Un ouvrage plutôt bien fait qui s’adresse en priorité aux collègues qui entrent dans le métier. Le style est simple, facile d’accès et synthétique.

L’auteur balaie les différentes questions que se pose le praticien débutant : Comment préparer sa classe ? Comment installer les rituels d’accueil ? Comment s’organiser et planifier,utiliser les différents affichages ?…

Agrémenté de nombreux exemples concrets, commentés et accompagnés de ressources bibliographiques sur lesquelles nos jeunes collègues peuvent s’appuyer pour appréhender les différentes facettes du métier, ce livre  propose des réponses aux interrogations portant sur « l’ordinaire de la classe ». L’auteur
insiste sur la nécessité d’une approche collective du métier et d’un travail en réseau aussi bien dans le cadre de l’établissement scolaire que dans la relation aux parents.
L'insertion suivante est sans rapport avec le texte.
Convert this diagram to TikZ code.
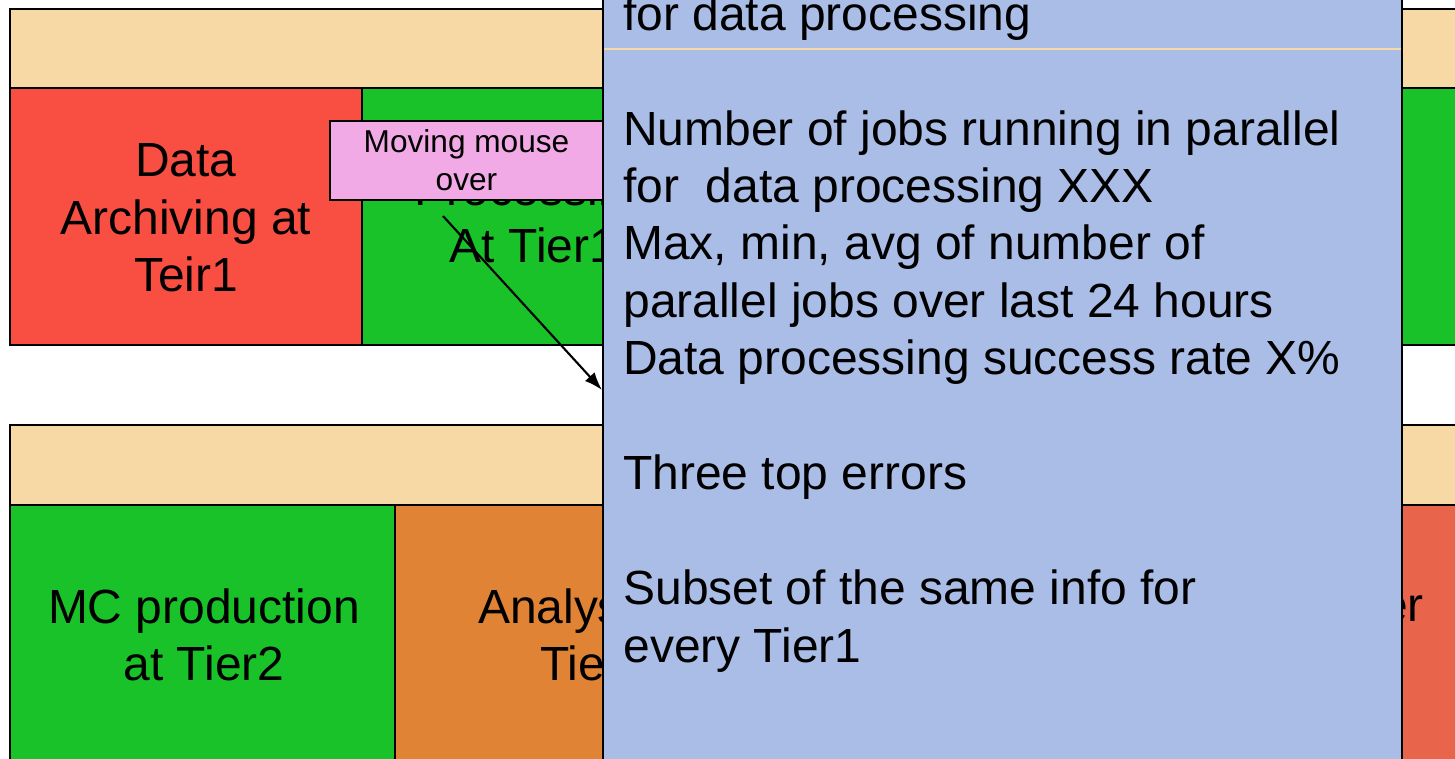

On peut regretter cependant que la partie concernant les situations d’apprentissage soit peu approfondie et s’organise autour de quelques définitions et postures de l’enseignant. Les conseils sur la nécessaire connaissance de soi et l’observation des profils d’apprentissage des élèves ne suffiront pas à outiller correctement l’enseignant débutant. Malgré tout, l’ouvrage peut servir de cadre rassurant grâce aux conseils et astuces donnés par l’auteur au professeur débutant pour adopter une attitude réflexive par rapport  à sa pratique.